La publicité est le carburant indispensable à la perpétuation du capitalisme, qu’elle a d’ailleurs sauvé, si l’on en croit Naomi Klein, en inventant le branding, la construction identitaire de l’individu par les marques qu’il arbore. En rappelant sans cesse à l’individu que tout s’achète, le bonheur, l’amitié, le sexe, les valeurs cardinales des publicités, et que nous n’existons qu’au travers des biens que nous possédons, la publicité vise non seulement la perpétuation du capitalisme, mais plus directement la destruction de notre esprit critique. La contestation est récupérée ou folklorisée, la complexité et la dimension collective sont abolies, et remplacées par le règne de l’émotion, de l’égoïsme, de la distraction permanente et du paraître. « Les publicitaires ont un besoin proprement politique que nous n’usions pas de la pensée, la vraie, inachetable, retorse (...) Ils arrivent à leurs fins gentilles d’écervelage ». On touche ici à la dimension la plus pernicieuse de la publicité, véritable entreprise de perversion de la démocratie. « Misanthropie et misologie, haine de l’humain et de la raison : ces deux instincts fascistes motivent intrinsèquement la publicité. Ils en sont l’essence même... » Son coût politique est ainsi terrifiant : les esprits déshabitués à l’exercice de leur pensée critique, et imprégnés des rêves de pacotille de l’idéologie consumériste, sont désormais mûrs pour toutes les manipulations de ceux qui, en politique, sont prêts à récupérer les techniques de la publicité dans le seul but de gagner à tous prix. La compétition électorale est transformée en nouveau marché de la séduction entre « marques » vendues à grand renfort de marketing, de slogans creux et d’opérations de communication en forme de feux de paille. Mangez des pommes !
Dans ce contexte, il ne faut pas compter sur la presse libre pour défendre la pensée critique et la vérité qui déjouerait la propagande.
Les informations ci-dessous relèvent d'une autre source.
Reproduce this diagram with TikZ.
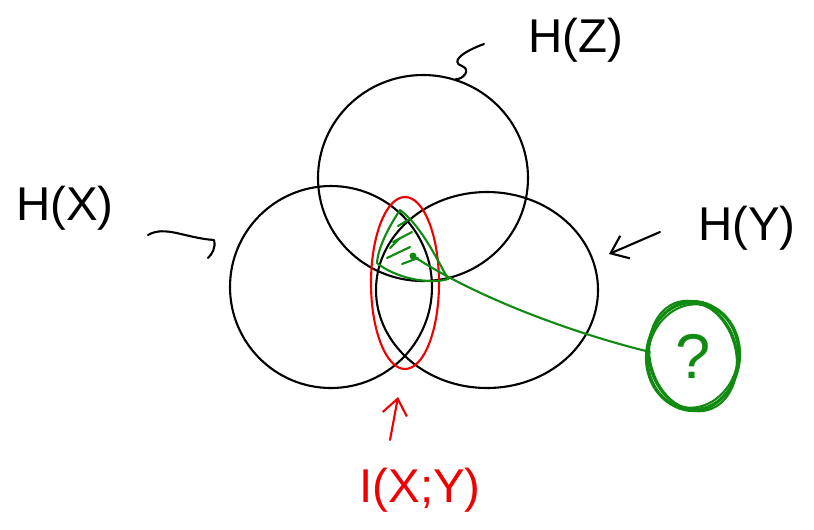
\documentclass[tikz,border=0pt]{standalone}
\usepackage{fontspec}
\setmainfont{Liberation Sans}
\usetikzlibrary{arrows.meta,positioning}
\definecolor{inkred}{HTML}{F00000}
\definecolor{inkgreen}{HTML}{108A10}

\begin{document}
\begin{tikzpicture}[x=0.02cm, y=-0.02cm,
  pen/.style={line width=1.2pt, line cap=round, line join=round, draw=#1},
  pen/.default=black,
  hand/.style={font=\fontsize{27}{32}\selectfont, inner sep=0pt, text=#1},
  hand/.default=black,
]
\useasboundingbox (0,0) rectangle (814,529);

% the three entropies
\draw[pen] (423,178) ellipse (105 and 103);
\draw[pen] (331,287) ellipse (101 and 101);
\draw[pen] (487,290) ellipse (111 and 98);

% mutual information I(X;Y)
\draw[pen=inkred] (405,283) ellipse (34 and 86);

% shaded triple overlap
\draw[pen=inkgreen] (400,210) .. controls (388,228) and (378,248) .. (377,263)
  .. controls (395,278) and (430,285) .. (448,279)
  .. controls (435,255) and (420,225) .. (400,210) -- cycle;
\foreach \a/\b in {{(393,242)/(412,232)}, {(387,258)/(410,247)}, {(398,226)/(408,220)}, {(402,264)/(418,258)}, {(390,248)/(400,238)}}
  \draw[pen=inkgreen] \a -- \b;
\coordinate (dot) at (413,256);
\fill[inkgreen] (dot) circle (3.5);

% labels
\node[hand] (hz) at (576,40) {H(Z)};
\node[hand] (hx) at (65,208) {H(X)};
\node[hand] (hy) at (747,228) {H(Y)};
\node[hand=inkred] (ixy) at (420,490) {I(X;Y)};
\node[hand=inkgreen, font=\fontsize{36}{40}\selectfont] (q) at (693,356) {?};

% scribbled ring round the question
\foreach \r/\s/\t in {0/46/55, 8/44/53, -6/47/54, 15/43/56, -12/45/52}
  \draw[pen=inkgreen] (q) ellipse[x radius=\s, y radius=\t, rotate=\r];

% pointers
\coordinate (ztail) at (484,44);
\coordinate (ztip) at (456,79);
\draw[pen] (ztail) .. controls (462,52) and (450,62) .. (462,66)
  .. controls (472,70) and (462,80) .. (ztip);
\coordinate (xtail) at (148,235);
\coordinate (xtip) at (208,258);
\draw[pen] (xtail) .. controls (165,225) and (185,238) .. (214,240)
  .. controls (216,248) and (212,254) .. (xtip);
\coordinate (ytail) at (660,232);
\coordinate (ytip) at (609,254);
\draw[pen, -{Straight Barb[length=9pt, width=14pt]}] (ytail) -- (ytip);
\coordinate (itail) at (390,440);
\coordinate (itip) at (398,397);
\draw[pen=inkred, -{Straight Barb[length=9pt, width=14pt]}] (itail) -- (itip);

% green link to the question
\draw[pen=inkgreen] (dot) .. controls (480,300) and (580,335) .. (650,352);
\end{tikzpicture}
\end{document}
L’emprise qu’exercent les annonceurs sur les grands médias est telle qu’elle les transforme en supports de publicité défendants des budgets publicitaires. Les publicitaires prétendent souvent financer la démocratie et le pluralisme de l’information à travers les pages de pub qu’ils achètent. Mais ce qu’ils achètent en même temps que des espaces publicitaires dans les médias, c’est le silence de la démocratie, le conformisme de l’information-spectacle et l’uniformité des points de vue derrière l’apparence du pluralisme : dépendant des publicitaires, les médias se doivent d’élargir toujours davantage leur audience afin de vendre leurs pages de publicité plus cher. Pour y parvenir, ils vont privilégier ce qui est le plus susceptible d’attirer la plus large audience possible : la hiérarchie de l’information est renversée au profit des événements ludiques (le show-business), spectaculaires (le sang), racoleurs (les faits divers, l’érotisme discret) ou de proximité (sujets de terroir, cuisine, jardinage, « marroniers » divers). Le fond, la réflexion, l’investigation et la rigueur s’effacent devant la manipulation de l’émotion, du plaisir ou de la peur, et un manichéisme de bon aloi : la complexité est écartée, parce que susceptible de diviser l’audience, comme les sujets véritablement polémiques, auxquels on va préférer les sujets consensuels, les indignations humanitaires rassembleuses et la prohibition des explications abstraites au profit du « concret ».
Toute prise de position courageuse, originale, minoritaire serait de nature à aliéner une partie des lecteurs / auditeurs / spectateurs : le média privilégiera donc le conservatisme des points de vue, les scandales qui ne remettent rien en question, les faux débats entre vrais amis sur des sujets spectaculaires mais pas essentiels, la décontextualisation des problèmes... Et bien sûr, le média veillera à ne pas importuner les annonceurs : il s’abstiendra donc de réfléchir à l’emprise de la publicité sur nos vies ou de mener des enquêtes trop poussées sur les entreprises qui lui achètent le plus d’espace publicitaire (Bouygues, EDF, Areva, les marques automobiles, les produits cosmétiques et les accessoires de mode, etc.). Ça tombe bien, les industriels propriétaires des grands médias partagent généralement les mêmes visions du monde, les mêmes anti-valeurs (domination, argent, compétition...) que les industriels de la publicité et ceux qui les emploient pour la promotion de leurs produits et de leurs images.